## Given problem
Take each line that has the word "image" and return it.

** Start Material for this exercise **

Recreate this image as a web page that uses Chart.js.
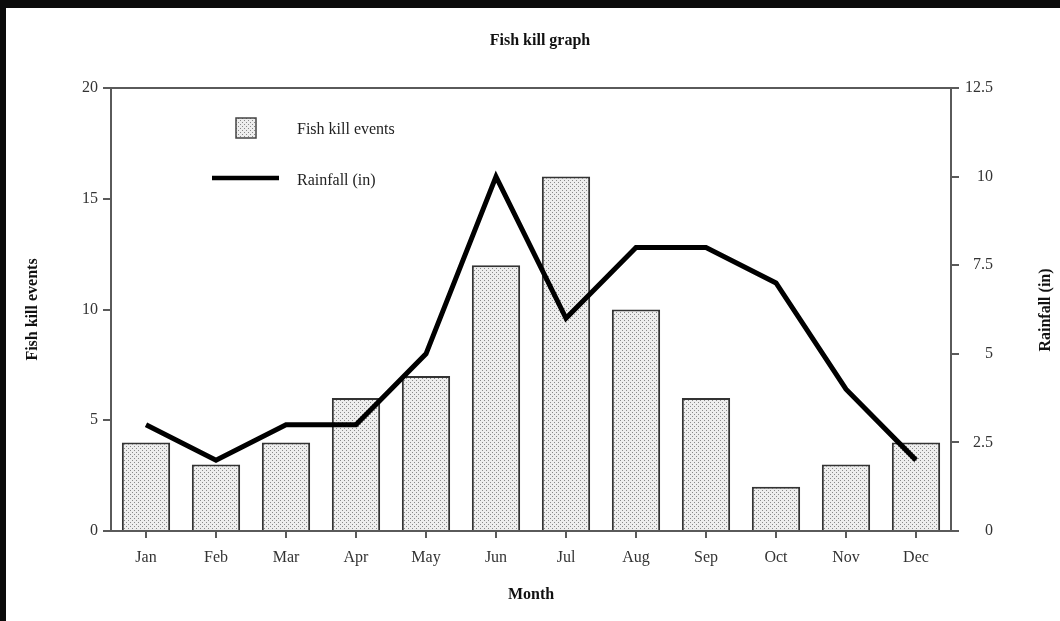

** End Material for this exercise **
** Start Material for this exercise **

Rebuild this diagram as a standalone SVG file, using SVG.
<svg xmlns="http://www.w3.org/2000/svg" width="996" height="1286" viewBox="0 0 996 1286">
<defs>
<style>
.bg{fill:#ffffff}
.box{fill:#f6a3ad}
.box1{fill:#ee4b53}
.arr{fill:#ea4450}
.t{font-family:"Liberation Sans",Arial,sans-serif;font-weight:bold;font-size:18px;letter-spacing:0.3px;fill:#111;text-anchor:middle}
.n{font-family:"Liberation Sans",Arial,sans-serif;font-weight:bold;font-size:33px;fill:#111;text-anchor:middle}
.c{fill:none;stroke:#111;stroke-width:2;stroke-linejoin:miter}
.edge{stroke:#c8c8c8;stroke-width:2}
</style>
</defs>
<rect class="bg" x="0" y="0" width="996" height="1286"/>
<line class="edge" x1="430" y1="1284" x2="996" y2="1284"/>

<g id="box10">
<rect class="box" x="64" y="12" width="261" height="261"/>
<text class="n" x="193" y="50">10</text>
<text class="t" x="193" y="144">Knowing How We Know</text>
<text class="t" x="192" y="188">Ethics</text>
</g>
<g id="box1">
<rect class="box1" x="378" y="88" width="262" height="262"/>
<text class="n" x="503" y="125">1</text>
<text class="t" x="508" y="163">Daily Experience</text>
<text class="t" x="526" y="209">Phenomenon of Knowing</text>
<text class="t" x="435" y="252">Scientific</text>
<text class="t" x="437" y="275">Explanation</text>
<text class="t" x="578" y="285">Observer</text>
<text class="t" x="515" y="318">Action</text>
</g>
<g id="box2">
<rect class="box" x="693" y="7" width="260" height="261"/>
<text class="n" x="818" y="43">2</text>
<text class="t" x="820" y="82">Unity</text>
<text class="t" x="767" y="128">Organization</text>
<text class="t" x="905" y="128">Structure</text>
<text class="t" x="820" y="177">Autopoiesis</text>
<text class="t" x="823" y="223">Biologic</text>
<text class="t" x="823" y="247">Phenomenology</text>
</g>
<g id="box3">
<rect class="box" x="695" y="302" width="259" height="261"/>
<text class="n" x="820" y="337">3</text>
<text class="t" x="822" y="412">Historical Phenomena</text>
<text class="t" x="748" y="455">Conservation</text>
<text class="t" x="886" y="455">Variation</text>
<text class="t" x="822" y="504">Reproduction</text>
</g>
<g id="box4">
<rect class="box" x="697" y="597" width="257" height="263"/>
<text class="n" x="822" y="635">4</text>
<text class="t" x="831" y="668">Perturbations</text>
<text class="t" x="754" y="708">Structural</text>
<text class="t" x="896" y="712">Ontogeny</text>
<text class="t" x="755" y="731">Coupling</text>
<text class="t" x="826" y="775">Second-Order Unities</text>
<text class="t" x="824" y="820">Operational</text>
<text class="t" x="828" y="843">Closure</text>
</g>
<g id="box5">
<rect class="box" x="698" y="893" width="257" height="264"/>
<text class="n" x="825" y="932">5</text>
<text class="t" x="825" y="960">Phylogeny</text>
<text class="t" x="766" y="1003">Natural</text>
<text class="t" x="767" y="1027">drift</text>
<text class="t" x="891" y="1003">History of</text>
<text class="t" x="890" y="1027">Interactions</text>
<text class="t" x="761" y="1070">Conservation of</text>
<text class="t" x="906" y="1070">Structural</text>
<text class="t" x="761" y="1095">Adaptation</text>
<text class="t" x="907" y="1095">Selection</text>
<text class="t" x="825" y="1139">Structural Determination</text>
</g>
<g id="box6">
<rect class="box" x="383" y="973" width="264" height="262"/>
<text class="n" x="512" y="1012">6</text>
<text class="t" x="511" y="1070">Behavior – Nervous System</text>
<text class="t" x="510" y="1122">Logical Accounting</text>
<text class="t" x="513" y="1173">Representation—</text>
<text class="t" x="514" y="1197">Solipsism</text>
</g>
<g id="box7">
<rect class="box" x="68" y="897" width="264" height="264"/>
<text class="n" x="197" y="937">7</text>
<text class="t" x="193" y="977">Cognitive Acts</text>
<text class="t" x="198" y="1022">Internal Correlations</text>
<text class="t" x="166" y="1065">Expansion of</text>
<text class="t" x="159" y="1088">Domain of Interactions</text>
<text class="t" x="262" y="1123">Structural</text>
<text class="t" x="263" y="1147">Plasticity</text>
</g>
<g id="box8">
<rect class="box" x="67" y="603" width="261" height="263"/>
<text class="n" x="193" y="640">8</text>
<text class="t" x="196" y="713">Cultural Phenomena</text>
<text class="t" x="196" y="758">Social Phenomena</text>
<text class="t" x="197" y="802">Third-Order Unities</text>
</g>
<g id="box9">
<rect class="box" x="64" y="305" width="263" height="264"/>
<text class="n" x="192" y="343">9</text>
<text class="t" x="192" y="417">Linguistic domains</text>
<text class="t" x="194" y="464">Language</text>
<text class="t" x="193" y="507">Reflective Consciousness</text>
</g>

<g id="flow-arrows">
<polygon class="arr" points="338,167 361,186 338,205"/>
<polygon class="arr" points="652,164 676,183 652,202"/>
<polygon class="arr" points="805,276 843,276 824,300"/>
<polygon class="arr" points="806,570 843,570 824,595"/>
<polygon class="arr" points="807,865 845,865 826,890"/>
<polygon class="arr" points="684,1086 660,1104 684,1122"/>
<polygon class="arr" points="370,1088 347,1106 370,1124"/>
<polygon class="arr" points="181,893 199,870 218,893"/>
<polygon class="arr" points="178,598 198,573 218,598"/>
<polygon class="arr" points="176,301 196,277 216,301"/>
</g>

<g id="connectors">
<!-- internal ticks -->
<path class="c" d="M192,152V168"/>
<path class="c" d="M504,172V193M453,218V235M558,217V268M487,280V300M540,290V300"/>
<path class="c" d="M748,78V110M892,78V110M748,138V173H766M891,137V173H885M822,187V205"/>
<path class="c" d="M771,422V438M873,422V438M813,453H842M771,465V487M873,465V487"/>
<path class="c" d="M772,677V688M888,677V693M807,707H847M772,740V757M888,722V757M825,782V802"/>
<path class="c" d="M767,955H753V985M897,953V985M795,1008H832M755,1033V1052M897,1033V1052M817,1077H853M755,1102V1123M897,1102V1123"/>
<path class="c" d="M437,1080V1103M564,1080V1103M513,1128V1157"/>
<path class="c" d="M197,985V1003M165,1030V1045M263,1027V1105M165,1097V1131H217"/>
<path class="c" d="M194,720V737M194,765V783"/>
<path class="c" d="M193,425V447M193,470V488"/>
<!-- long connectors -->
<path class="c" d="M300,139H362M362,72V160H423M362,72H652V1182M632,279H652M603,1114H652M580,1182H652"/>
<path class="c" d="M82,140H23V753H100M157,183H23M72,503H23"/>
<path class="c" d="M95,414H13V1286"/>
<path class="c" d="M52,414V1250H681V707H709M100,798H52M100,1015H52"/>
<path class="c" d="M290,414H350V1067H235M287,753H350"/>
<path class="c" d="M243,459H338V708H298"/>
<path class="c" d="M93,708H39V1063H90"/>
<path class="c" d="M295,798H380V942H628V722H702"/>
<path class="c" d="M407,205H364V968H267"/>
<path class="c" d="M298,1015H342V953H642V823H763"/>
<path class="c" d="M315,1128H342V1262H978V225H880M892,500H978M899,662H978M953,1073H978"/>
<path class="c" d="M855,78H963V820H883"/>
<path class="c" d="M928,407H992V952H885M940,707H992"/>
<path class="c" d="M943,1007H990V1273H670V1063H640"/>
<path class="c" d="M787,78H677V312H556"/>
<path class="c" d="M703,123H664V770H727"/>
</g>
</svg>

** End Material for this exercise **
** Start Material for this exercise **

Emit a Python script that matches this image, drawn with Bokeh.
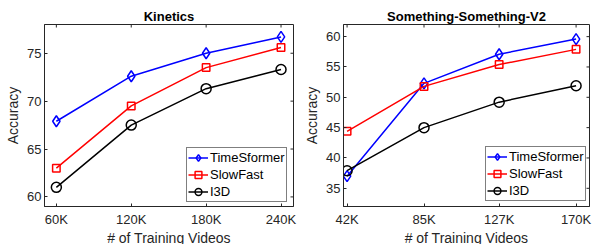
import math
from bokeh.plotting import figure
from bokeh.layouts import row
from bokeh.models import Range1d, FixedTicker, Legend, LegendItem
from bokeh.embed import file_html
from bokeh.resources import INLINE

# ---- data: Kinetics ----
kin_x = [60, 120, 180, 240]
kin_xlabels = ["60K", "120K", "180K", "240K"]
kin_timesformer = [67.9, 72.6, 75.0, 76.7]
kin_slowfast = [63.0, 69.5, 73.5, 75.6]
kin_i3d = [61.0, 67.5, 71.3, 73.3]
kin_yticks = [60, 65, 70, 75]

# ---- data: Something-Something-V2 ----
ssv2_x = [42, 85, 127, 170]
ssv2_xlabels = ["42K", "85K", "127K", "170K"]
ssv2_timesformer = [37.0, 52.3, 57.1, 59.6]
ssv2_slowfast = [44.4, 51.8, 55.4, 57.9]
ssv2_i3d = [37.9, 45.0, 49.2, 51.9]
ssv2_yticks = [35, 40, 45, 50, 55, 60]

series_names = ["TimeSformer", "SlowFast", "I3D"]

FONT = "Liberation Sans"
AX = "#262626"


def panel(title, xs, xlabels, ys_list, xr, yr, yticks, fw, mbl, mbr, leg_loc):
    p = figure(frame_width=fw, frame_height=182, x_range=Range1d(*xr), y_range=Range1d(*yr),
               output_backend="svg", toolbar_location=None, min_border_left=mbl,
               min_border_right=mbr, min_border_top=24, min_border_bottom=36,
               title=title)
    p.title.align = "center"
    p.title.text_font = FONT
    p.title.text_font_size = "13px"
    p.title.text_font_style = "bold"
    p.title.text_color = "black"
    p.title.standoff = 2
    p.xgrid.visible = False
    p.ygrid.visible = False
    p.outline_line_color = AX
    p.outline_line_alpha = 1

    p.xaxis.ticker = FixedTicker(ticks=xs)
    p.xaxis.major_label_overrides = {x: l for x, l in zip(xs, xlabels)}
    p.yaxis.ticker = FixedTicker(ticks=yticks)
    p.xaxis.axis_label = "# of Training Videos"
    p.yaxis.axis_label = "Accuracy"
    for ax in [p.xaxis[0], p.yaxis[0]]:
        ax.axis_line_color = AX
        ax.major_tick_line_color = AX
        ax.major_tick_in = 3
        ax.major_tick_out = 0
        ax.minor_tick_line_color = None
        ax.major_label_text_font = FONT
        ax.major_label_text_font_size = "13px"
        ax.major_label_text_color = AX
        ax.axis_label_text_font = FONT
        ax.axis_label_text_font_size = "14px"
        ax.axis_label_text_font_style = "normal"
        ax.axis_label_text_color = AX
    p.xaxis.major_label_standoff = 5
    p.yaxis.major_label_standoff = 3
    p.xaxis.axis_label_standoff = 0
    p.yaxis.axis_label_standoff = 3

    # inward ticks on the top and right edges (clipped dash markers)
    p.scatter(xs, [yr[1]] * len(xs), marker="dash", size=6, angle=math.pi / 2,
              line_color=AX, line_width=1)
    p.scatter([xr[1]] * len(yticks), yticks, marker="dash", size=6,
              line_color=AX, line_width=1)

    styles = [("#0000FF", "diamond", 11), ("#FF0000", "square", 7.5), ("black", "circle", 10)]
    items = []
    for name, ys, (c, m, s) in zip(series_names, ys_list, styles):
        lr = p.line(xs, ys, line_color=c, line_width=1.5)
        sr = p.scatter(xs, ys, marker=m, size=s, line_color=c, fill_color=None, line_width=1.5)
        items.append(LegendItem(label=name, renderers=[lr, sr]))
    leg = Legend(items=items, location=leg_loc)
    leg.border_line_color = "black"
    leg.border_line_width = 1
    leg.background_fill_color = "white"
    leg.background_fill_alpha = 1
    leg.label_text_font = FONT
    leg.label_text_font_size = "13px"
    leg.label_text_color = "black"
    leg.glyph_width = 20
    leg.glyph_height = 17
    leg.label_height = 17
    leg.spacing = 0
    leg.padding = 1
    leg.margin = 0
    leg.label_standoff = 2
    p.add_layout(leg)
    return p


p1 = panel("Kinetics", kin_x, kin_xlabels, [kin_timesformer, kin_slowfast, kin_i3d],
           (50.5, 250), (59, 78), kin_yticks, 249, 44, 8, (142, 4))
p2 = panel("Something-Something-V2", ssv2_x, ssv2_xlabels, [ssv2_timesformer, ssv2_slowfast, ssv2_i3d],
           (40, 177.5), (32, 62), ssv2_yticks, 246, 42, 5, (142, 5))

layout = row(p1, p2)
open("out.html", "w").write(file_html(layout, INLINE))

** End Material for this exercise **

## Output of the task
Recreate this image as a web page that uses Chart.js.
Emit a Python script that matches this image, drawn with Bokeh.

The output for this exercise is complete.